In fact, he was so well regarded, his obituary in the June 1, 1877 Noblesville Ledger runs longer than a half page. Back then most people didn’t rate more than a paragraph, if that.

Born in West Woodstock, Connecticut in 1812, Morse was said to be related to Samuel F. B. Morse, the famous painter, and inventor of the telegraph and Morse Code.

I was skeptical of that claim at first, but it checked out. Morse’s father, Charles, was a first cousin to Samuel Morse.

In the late 1830s or very early 1840s, something caused a major rift between Morse and his family. Exactly what happened was a secret Morse took to his grave, but whatever the dispute was, it was serious enough to prompt him to cut all ties with his family and move west.

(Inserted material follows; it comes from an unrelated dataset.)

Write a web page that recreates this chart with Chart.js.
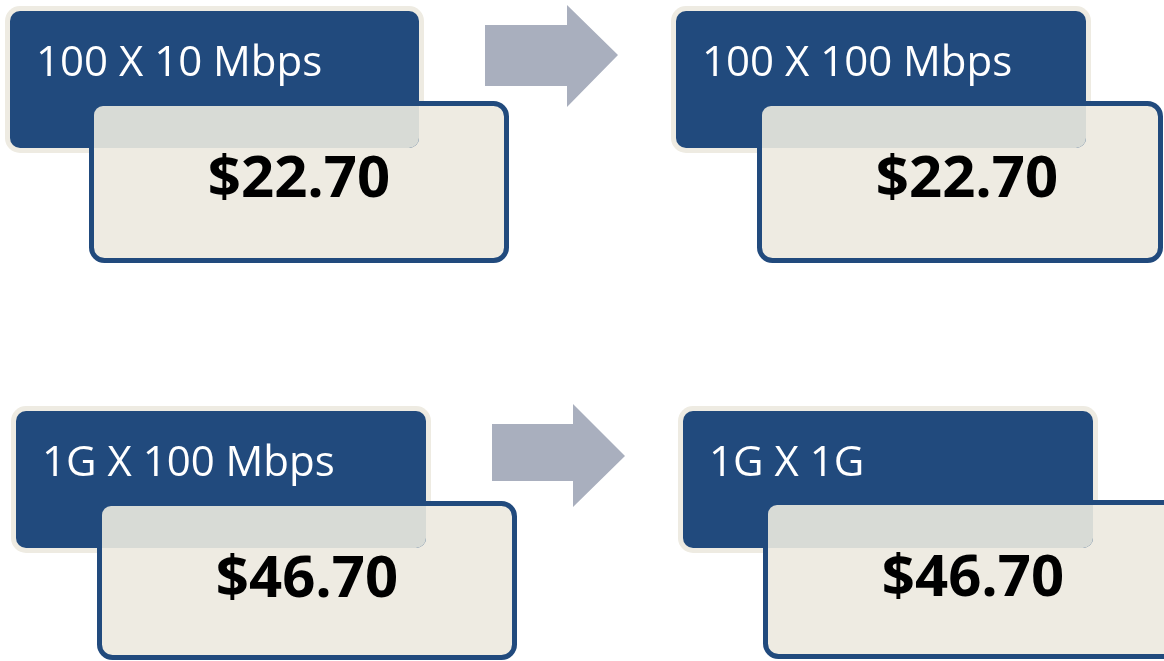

Eventually, he ended up in northern Kentucky where he made a living trading honey, ginseng, furs and other items found on the frontier.

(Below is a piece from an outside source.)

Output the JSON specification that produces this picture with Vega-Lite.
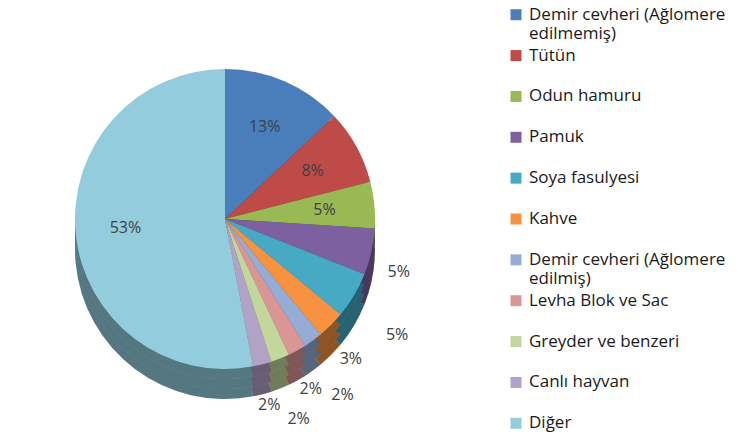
{
  "$schema": "https://vega.github.io/schema/vega-lite/v6.json",
  "padding": 0,
  "background": "white",
  "spacing": 60,
  "config": {"view": {"stroke": null}, "font": "Open Sans"},
  "datasets": {
    "rows": [
      {"item": "Demir cevheri (Ağlomere edilmemiş)", "share": 0.13, "order": 1},
      {"item": "Tütün", "share": 0.08, "order": 2},
      {"item": "Odun hamuru", "share": 0.05, "order": 3},
      {"item": "Pamuk", "share": 0.05, "order": 4},
      {"item": "Soya fasulyesi", "share": 0.05, "order": 5},
      {"item": "Kahve", "share": 0.03, "order": 6},
      {"item": "Demir cevheri (Ağlomere edilmiş)", "share": 0.02, "order": 7},
      {"item": "Levha Blok ve Sac", "share": 0.02, "order": 8},
      {"item": "Greyder ve benzeri", "share": 0.02, "order": 9},
      {"item": "Canlı hayvan", "share": 0.02, "order": 10},
      {"item": "Diğer", "share": 0.53, "order": 11}
    ]
  },
  "hconcat": [
    {
      "width": 450,
      "height": 438,
      "data": {"name": "rows"},
      "encoding": {
        "theta": {"field": "share", "type": "quantitative", "stack": true},
        "order": {"field": "order", "type": "quantitative", "sort": "ascending"},
        "color": {"field": "item", "type": "nominal", "sort": null, "legend": null,
          "scale": {"domain": ["Demir cevheri (Ağlomere edilmemiş)", "Tütün", "Odun hamuru", "Pamuk", "Soya fasulyesi", "Kahve", "Demir cevheri (Ağlomere edilmiş)", "Levha Blok ve Sac", "Greyder ve benzeri", "Canlı hayvan", "Diğer"],
            "range": ["#4A7EBB", "#BE4B48", "#98B954", "#7D60A0", "#46AAC5", "#F69240", "#95ACD6", "#D99694", "#C3D69B", "#B3A2C7", "#93CDDD"]}}
      },
      "layer": [
        {"mark": {"type": "arc", "outerRadius": 150, "yOffset": 30, "stroke": null}},
        {"mark": {"type": "arc", "outerRadius": 150, "yOffset": 30, "stroke": null, "fill": "#000000", "fillOpacity": 0.42}},
        {"mark": {"type": "arc", "outerRadius": 150, "yOffset": 20, "stroke": null}},
        {"mark": {"type": "arc", "outerRadius": 150, "yOffset": 20, "stroke": null, "fill": "#000000", "fillOpacity": 0.42}},
        {"mark": {"type": "arc", "outerRadius": 150, "yOffset": 10, "stroke": null}},
        {"mark": {"type": "arc", "outerRadius": 150, "yOffset": 10, "stroke": null, "fill": "#000000", "fillOpacity": 0.42}},
        {"mark": {"type": "arc", "outerRadius": 150, "stroke": null}},
        {
          "mark": {"type": "text", "radius": 100, "fontSize": 16, "font": "Open Sans"},
          "encoding": {
            "color": {"value": "#404040"},
            "text": {"field": "share", "type": "quantitative", "format": ".0%"},
            "opacity": {"condition": {"test": "datum.order <= 3 || datum.order == 11", "value": 1}, "value": 0}
          }
        },
        {
          "mark": {"type": "text", "radius": 178, "yOffset": 14, "fontSize": 16, "font": "Open Sans"},
          "encoding": {
            "color": {"value": "#404040"},
            "text": {"field": "share", "type": "quantitative", "format": ".0%"},
            "opacity": {"condition": {"test": "datum.order == 4 || datum.order == 6 || datum.order == 8 || datum.order == 10", "value": 1}, "value": 0}
          }
        },
        {
          "mark": {"type": "text", "radius": 200, "yOffset": 14, "fontSize": 16, "font": "Open Sans"},
          "encoding": {
            "color": {"value": "#404040"},
            "text": {"field": "share", "type": "quantitative", "format": ".0%"},
            "opacity": {"condition": {"test": "datum.order == 5 || datum.order == 7 || datum.order == 9", "value": 1}, "value": 0}
          }
        }
      ]
    },
    {
      "width": 230,
      "height": 438,
      "data": {"name": "rows"},
      "encoding": {
        "y": {"field": "item", "type": "nominal", "sort": {"field": "order"}, "axis": null,
          "scale": {"type": "point", "padding": 0.36}},
        "x": {"datum": 0, "type": "quantitative", "axis": null, "scale": {"domain": [0, 1]}}
      },
      "layer": [
        {
          "mark": {"type": "square", "size": 121, "opacity": 1},
          "encoding": {
            "color": {"field": "item", "type": "nominal", "sort": null, "legend": null,
              "scale": {"domain": ["Demir cevheri (Ağlomere edilmemiş)", "Tütün", "Odun hamuru", "Pamuk", "Soya fasulyesi", "Kahve", "Demir cevheri (Ağlomere edilmiş)", "Levha Blok ve Sac", "Greyder ve benzeri", "Canlı hayvan", "Diğer"],
                "range": ["#4A7EBB", "#BE4B48", "#98B954", "#7D60A0", "#46AAC5", "#F69240", "#95ACD6", "#D99694", "#C3D69B", "#B3A2C7", "#93CDDD"]}}
          }
        },
        {
          "mark": {"type": "text", "align": "left", "baseline": "middle", "dx": 13, "fontSize": 17, "font": "Open Sans", "color": "#1a1a1a", "lineHeight": 19},
          "encoding": {
            "text": {
              "condition": [
                {"test": "datum.order == 1", "value": ["Demir cevheri (Ağlomere", "edilmemiş)"]},
                {"test": "datum.order == 7", "value": ["Demir cevheri (Ağlomere", "edilmiş)"]}
              ],
              "field": "item", "type": "nominal"
            },
            "yOffset": {"condition": {"test": "datum.order == 1 || datum.order == 7", "value": 9}, "value": 0}
          }
        }
      ]
    }
  ],
  "resolve": {"scale": {"color": "shared"}}
}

His obituary notes that he often entertained his Hamilton County friends with “word pictures” of life along the Big Sandy River. (“His recollections of the early days and prominent men of Kentucky were vivid, and he took great delight in referring to them.”)

The one aspect of Kentucky Morse didn’t enjoy was slavery. He hated it and, being the kind of person who held strong opinions which he never hesitated to express, he made no friends among the local slave owners. Ultimately, his hatred of slavery prompted him to leave the state. 

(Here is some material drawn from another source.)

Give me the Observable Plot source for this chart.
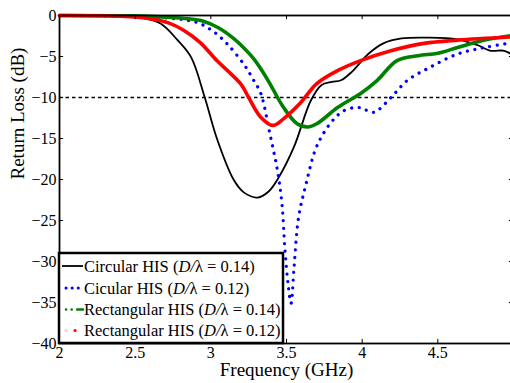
<!DOCTYPE html>
<html><head><meta charset="utf-8">
<script src="https://cdn.jsdelivr.net/npm/d3@7"></script>
<script src="https://cdn.jsdelivr.net/npm/@observablehq/plot@0.6"></script>
<style>
html,body{margin:0;padding:0;background:#fff;overflow:hidden;width:510px;height:383px;}
#wrap{position:relative;width:510px;height:383px;overflow:hidden;}
#wrap > svg:first-child{max-width:none !important;}
#legend{position:absolute;left:0;top:0;}
</style></head><body><div id="wrap"></div>
<script>
const seriesNames = ["Circular HIS (D/λ = 0.14)", "Cicular HIS (D/λ = 0.12)", "Rectangular HIS (D/λ = 0.14)", "Rectangular HIS (D/λ = 0.12)"];
const seriesColors = ["black", "blue", "green", "red"];

const circ14F = [2.0, 2.4, 2.55, 2.67, 2.78, 2.87, 2.96, 3.04, 3.15, 3.22, 3.31, 3.38, 3.45, 3.55, 3.66, 3.73, 3.80, 3.86, 3.93, 4.04, 4.14, 4.26, 4.43, 4.63, 4.76, 4.85, 4.94, 5.0];
const circ14V = [0, -0.05, -0.3, -1.0, -3.0, -5.1, -10, -15, -20, -21.6, -22.2, -21.5, -19.7, -16, -10.4, -8.5, -8.1, -7.9, -6.9, -4.7, -3.4, -2.8, -2.7, -2.9, -3.6, -4.3, -4.3, -4.9];

const circ12F = [2.0, 2.5, 2.7, 2.85, 2.93, 3.02, 3.11, 3.22, 3.28, 3.33, 3.39, 3.44, 3.47, 3.49, 3.51, 3.53, 3.55, 3.58, 3.63, 3.69, 3.75, 3.82, 3.88, 3.97, 4.02, 4.08, 4.19, 4.30, 4.45, 4.63, 4.81, 5.0];
const circ12V = [0, -0.1, -0.3, -0.6, -1.0, -2.0, -3.5, -6.0, -7.8, -9.5, -14.4, -18.9, -23, -28.6, -32.7, -35.1, -30.7, -24.6, -20.5, -16.4, -14.2, -12.5, -11.6, -11.2, -11.5, -11.8, -10, -7.9, -6.3, -4.7, -3.9, -3.3];

const rect14F = [2.0, 2.5, 2.7, 2.85, 2.95, 3.05, 3.15, 3.22, 3.28, 3.33, 3.39, 3.48, 3.57, 3.64, 3.70, 3.84, 3.99, 4.10, 4.23, 4.37, 4.50, 4.63, 4.81, 5.0];
const rect14V = [0, -0.05, -0.2, -0.4, -0.7, -1.5, -2.8, -4.0, -5.2, -6.5, -8.3, -11.2, -13.2, -13.6, -13.2, -11.2, -9.5, -7.9, -5.5, -4.9, -4.6, -3.9, -3.0, -2.4];

const rect12F = [2.0, 2.4, 2.6, 2.72, 2.82, 2.93, 3.04, 3.12, 3.2, 3.25, 3.33, 3.41, 3.48, 3.59, 3.70, 3.84, 3.99, 4.19, 4.41, 4.63, 5.0];
const rect12V = [0, -0.1, -0.4, -0.9, -1.8, -3.3, -5.5, -6.9, -8.4, -10, -12.4, -13.4, -12.6, -10.7, -8.3, -6.7, -5.5, -4.3, -3.4, -3.0, -2.6];

const xTicks = [2, 2.5, 3, 3.5, 4, 4.5, 5];
const yTicks = [0, -5, -10, -15, -20, -25, -30, -35, -40];
const threshold = -10;
const xLabel = "Frequency (GHz)";
const yLabel = "Return Loss (dB)";

const toRows = (F, V) => F.map((f, i) => ({f, v: V[i]}));
const s0 = toRows(circ14F, circ14V);
const s1 = toRows(circ12F, circ12V);
const s2 = toRows(rect14F, rect14V);
const s3 = toRows(rect12F, rect12V);

const font = "'Liberation Serif', 'Times New Roman', serif";
const fmt = d => String(d).replace("-", "\u2212");

const chart = Plot.plot({
  width: 518, height: 383,
  marginLeft: 59, marginRight: 5, marginTop: 15, marginBottom: 40,
  x: {domain: [2, 5], label: null},
  y: {domain: [-40, 0], label: null},
  style: {fontFamily: font, fontSize: "16px", color: "black", background: "white", overflow: "visible", maxWidth: "none"},
  marks: [
    Plot.ruleY([threshold], {stroke: "black", strokeWidth: 1.6, strokeDasharray: "3.5,3"}),
    Plot.line(s0, {x: "f", y: "v", stroke: seriesColors[0], strokeWidth: 1.8, curve: "catmull-rom"}),
    Plot.line(s1, {x: "f", y: "v", stroke: seriesColors[1], strokeWidth: 3.2, strokeDasharray: "0.1,7.5", strokeLinecap: "round", curve: "catmull-rom"}),
    Plot.line(s2, {x: "f", y: "v", stroke: seriesColors[2], strokeWidth: 3.6, curve: "catmull-rom"}),
    Plot.line(s3, {x: "f", y: "v", stroke: seriesColors[3], strokeWidth: 3.6, curve: "catmull-rom"}),
    Plot.ruleX(xTicks, {x: d => d, y1: -40, y2: -39.5, stroke: "black"}),
    Plot.ruleX(xTicks, {x: d => d, y1: 0, y2: -0.5, stroke: "black"}),
    Plot.ruleY(yTicks, {y: d => d, x1: 2, x2: 2.027, stroke: "black"}),
    Plot.ruleY(yTicks, {y: d => d, x1: 4.973, x2: 5, stroke: "black"}),
    Plot.axisX(xTicks, {tickSize: 0, tickPadding: 3, label: null, fontSize: 16, tickFormat: fmt}),
    Plot.axisY(yTicks, {tickSize: 0, tickPadding: 3, label: null, fontSize: 16, tickFormat: fmt}),
    Plot.frame({stroke: "black", strokeWidth: 1.8}),
    Plot.text([xLabel], {frameAnchor: "bottom", dy: 32, fontSize: 19, fill: "black"}),
    Plot.text([yLabel], {frameAnchor: "left", dx: -42, rotate: -90, fontSize: 19, fill: "black"})
  ]
});
document.getElementById("wrap").appendChild(chart);

// Legend
const lg = d3.select("#wrap").append("svg").attr("id", "legend")
  .attr("width", 510).attr("height", 383).style("pointer-events", "none");
const bx = 59, by = 253, bw = 224, bh = 90;
lg.append("rect").attr("x", bx).attr("y", by).attr("width", bw).attr("height", bh)
  .attr("fill", "white").attr("stroke", "black").attr("stroke-width", 2.5);
const rowY = [266, 288, 309.5, 330.5];
const sampleStyles = [
  {dash: null, width: 1.8},
  {dash: "0.1,6", width: 3, cap: "round"},
  {dash: "0.1,5.5,0.1,5.5,6,100", width: 2.6, cap: "round"},
  {dash: "0.1,100", width: 3, cap: "round"}
];
seriesNames.forEach((name, i) => {
  const st = sampleStyles[i];
  const x1 = i === 3 ? 75 : (i === 0 ? 62 : 66), x2 = 83;
  const ln = lg.append("line").attr("x1", x1).attr("x2", x2).attr("y1", rowY[i]).attr("y2", rowY[i])
    .attr("stroke", seriesColors[i]).attr("stroke-width", st.width);
  if (st.dash) ln.attr("stroke-dasharray", st.dash);
  if (st.cap) ln.attr("stroke-linecap", st.cap);
  if (i === 3) {
    lg.append("circle").attr("cx", 66).attr("cy", rowY[i]).attr("r", 1.5).attr("fill", "#ffc8c8");
  }
  const parts = name.match(/^(.*\()D\/(λ.*)$/);
  const t = lg.append("text").attr("x", 84).attr("y", rowY[i]).attr("dy", "0.35em")
    .attr("font-family", font).attr("font-size", 16.5).attr("fill", "black");
  t.append("tspan").text(parts[1]);
  t.append("tspan").attr("font-style", "italic").text("D/");
  t.append("tspan").text(parts[2]);
});
</script></body></html>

He arrived in Noblesville sometime around the end of the Civil War and established a jewelry shop in an area of George Vestal’s drugstore on the south side of the courthouse square.

In addition to selling jewelry, Morse sold and repaired clocks and watches. Later, he added plated ware, musical instruments, looking glasses, stationary, and window curtains and fixtures to his stock. He even sold wallpaper!

His main claim to fame, however, is that he was the driving force behind a revival of public interest in Llewellyn Spring, the mineral spring located on the bank of White River, a little south of Conner Street.

In 1874 or ’75, during a period of poor health, Morse somehow learned of the reputation for healing the spring had had among Native Americans. He tried drinking the water himself and within a few months he was fit as a fiddle.

He was so sold on the spring’s curative powers, he even had the water analyzed. (You can find the analysis in Helm’s county history.)

Thanks to Morse’s enthusiastic endorsement, Llewellyn Spring attracted people from all over for several years before interest died down and the spring again faded from history.

Morse’s good health didn’t last, either. He died in 1877, just two years after being rejuvenated by the spring.

Before the end came, Morse asked his friend, George Vestal, to notify his family back east of his death.

One of Morse’s two brothers and his sister were already dead themselves, but his sister’s widower was tracked down in Rhode Island and he showed up to look after the family’s inheritance. (Morse never married and being a workaholic, he’d amassed a tidy estate.)

Morse is buried near the main entrance of Noblesville’s Crownland Cemetery. Although his monument was undoubtedly impressive when it was erected, it now looks a little sad. It tilts like the Leaning Tower of Pisa and only Morse’s birth and death dates are still legible. The rest of the inscription has faded.

Those dates will probably be unreadable themselves before long, leaving behind yet another mystery associated with Joseph Morse.